UMA FOTO, UMA LEITURA
Fotografia: António Tedim (http://antoniotedim.blogspot.com)
Texto: Rui Santos (http://cognitare.blogspot.com)
É neste carreiro coberto por esta terra enlameada, rodeada de uma pureza agreste que deambulamos sempre com o mesmo rumo. A rotina repete-se vezes sem conta, e em todas as vezes que passeio por cima desta manta húmida, deste livro que carregamos todos os dias, vazios de letras, mas cheio de sentimentos, histórias e recordações que se perdem na memória de quem as vive. É neste caminho que me reencontro todos os dias, que olho em redor e vejo uma vida a correr, tal com neste preciso momento, olho para trás, e tento reviver todos esses momentos que não ficaram escritos para memória futura, e é a pensar em como esse livro se escreveria que tento sorrir
(que lindo sorriso, como só os sorrisos genuínos conseguem ser…)
em busca de uma ajuda para organizar algumas dessas lembranças, independentemente se serem mais felizes ou menos felizes, procuro apenas não me esquecer delas, e começar a preencher essas páginas brancas da minha memória.
Quando piso esta terra, parece-me sempre que é a primeira vez, passada atrás de passada tento acompanhar o ritmo de quem me guia. Outrora os passeios eram mais céleres, havia uma cadência mais ritmada, que nos obrigava a acertar o passo e procurar apreciar rapidamente cada paragem com um prazer único, daqueles que só se consegue sentir quando não se sabe quando será o próximo. Hoje os passeios são ritmados com mais paciência, as paragens são mais demoradas, há tempo para a pastagem e para apreciar em redor as pequenas pérolas que este espaço esquecido no tempo nos oferece. Olhamos à nossa volta e vemos a paisagem virgem e despida da natureza que se renova a cada ano.

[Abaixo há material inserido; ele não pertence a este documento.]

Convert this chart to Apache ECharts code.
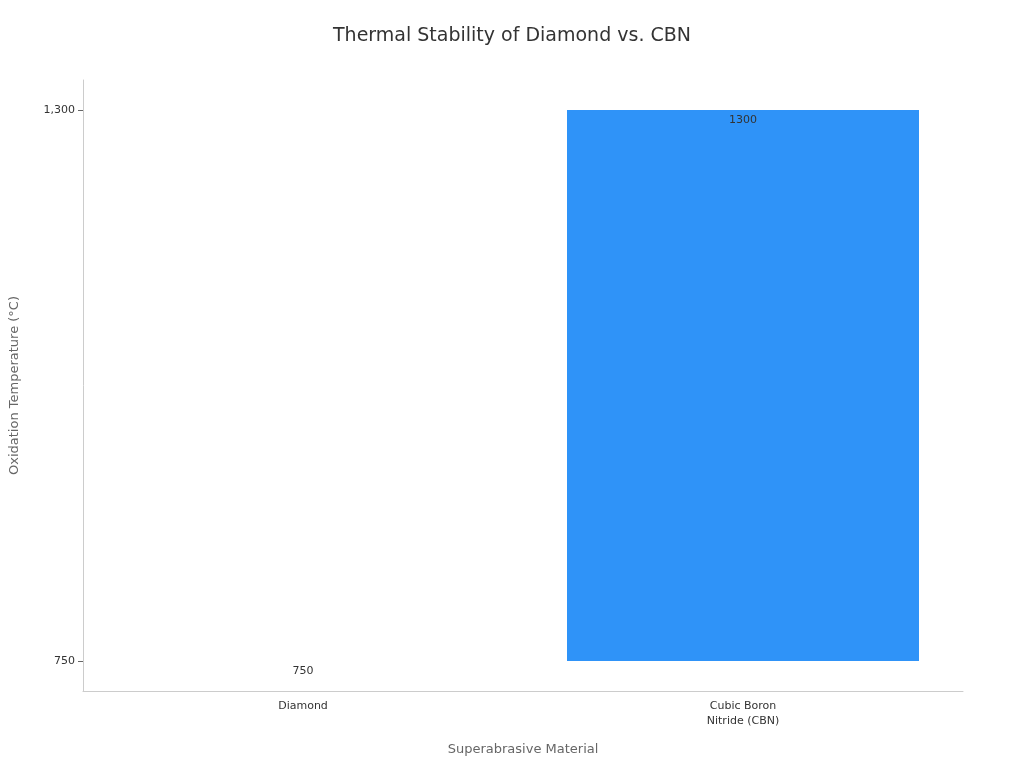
<!DOCTYPE html>
<html><head><meta charset="utf-8">
<script src="https://cdn.jsdelivr.net/npm/echarts@6/dist/echarts.min.js"></script>
<style>html,body{margin:0;padding:0;background:#fff}#c{width:1024px;height:768px}</style>
</head><body><div id="c"></div>
<script>
const categories = ['Diamond', 'Cubic Boron\nNitride (CBN)'];
const oxidationTemps = [750, 1300];
const baseTemp = 750;
const tickValues = [750, 1300];

const chart = echarts.init(document.getElementById('c'));
chart.setOption({
  backgroundColor: '#fff',
  title: { text: 'Thermal Stability of Diamond vs. CBN', left: 'center', top: 22,
    textStyle: { fontFamily: 'DejaVu Sans', fontSize: 19, fontWeight: 'normal', color: '#333' } },
  grid: { left: 76, right: 61, top: 80, bottom: 77 },
  xAxis: { type: 'category', data: categories,
    name: 'Superabrasive Material', nameLocation: 'middle', nameGap: 52,
    nameTextStyle: { fontFamily: 'DejaVu Sans', fontSize: 13, color: '#666' },
    axisLine: { lineStyle: { color: '#ccc' } },
    axisTick: { alignWithLabel: true, lineStyle: { color: '#666' } },
    axisLabel: { fontFamily: 'DejaVu Sans', fontSize: 11, color: '#333', lineHeight: 15 } },
  yAxis: { type: 'value', min: 720, max: 1330,
    name: 'Oxidation Temperature (°C)', nameLocation: 'middle', nameGap: 62,
    nameTextStyle: { fontFamily: 'DejaVu Sans', fontSize: 13, color: '#666' },
    splitLine: { show: false },
    axisLine: { show: true, lineStyle: { color: '#ccc' } },
    axisTick: { show: true, customValues: tickValues, lineStyle: { color: '#666' } },
    axisLabel: { customValues: tickValues, fontFamily: 'DejaVu Sans', fontSize: 11, color: '#333' } },
  series: [
    { type: 'bar', stack: 's', data: categories.map(() => baseTemp),
      itemStyle: { color: 'transparent' }, silent: true, barWidth: '80%' },
    { type: 'bar', stack: 's', data: oxidationTemps.map(v => v - baseTemp),
      itemStyle: { color: '#2f93f8' }, barWidth: '80%',
      label: { show: true, position: 'insideTop', color: '#333', fontFamily: 'DejaVu Sans', fontSize: 11,
        formatter: p => oxidationTemps[p.dataIndex] } }
  ]
});
</script></body></html>
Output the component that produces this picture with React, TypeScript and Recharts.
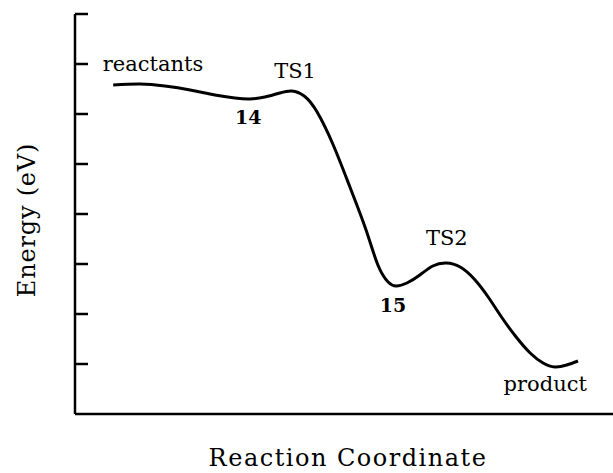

Num canto vemos os arbustos vazios das folhas que comemos, noutro lado as árvores cheias de ramos desnudados, mas grossos e robustos, esperando, tal como nós, que após a passagem deste frio que se sente a entrar pela nossa alma, frondesça o calor que nos aquece e preenche por mais umas estações.
Continuo o meu caminho e penso na beleza que há neste vazio, nesta ausência de vida acelerada, e sempre que penso mais profundamente sobre isso, deixo-me levar pelo vagar, pelo direito que adquiri em parar sempre que me apetece, e olho, aprecio aquele fundo que se perde na curva dos montes, aquela paisagem que já não foco como antigamente, mas sinto-a como se a estivesse a ver pela primeira vez. Com esta capa pesada, e suja deste pó que se acumulou ao longo dos anos, dou o mote para seguirmos o trajeto, mas os animais já não têm pressa. Já não sei quem guia quem, só sei que vamos pelo mesmo caminho, eles é decidem o ritmo, andam cada vez mais devagar e mais junto de mim, como se percebessem o que me vai na alma, e numa osmose de sentimentos e vontades, olham-me nos olhos, chegam cada vez mais perto de mim, e com meiguice começam a lamber-me a capa, formando uma espécie de símbolos rupestres, tornando esta capa suja num livro que conta as histórias da vida num carreiro.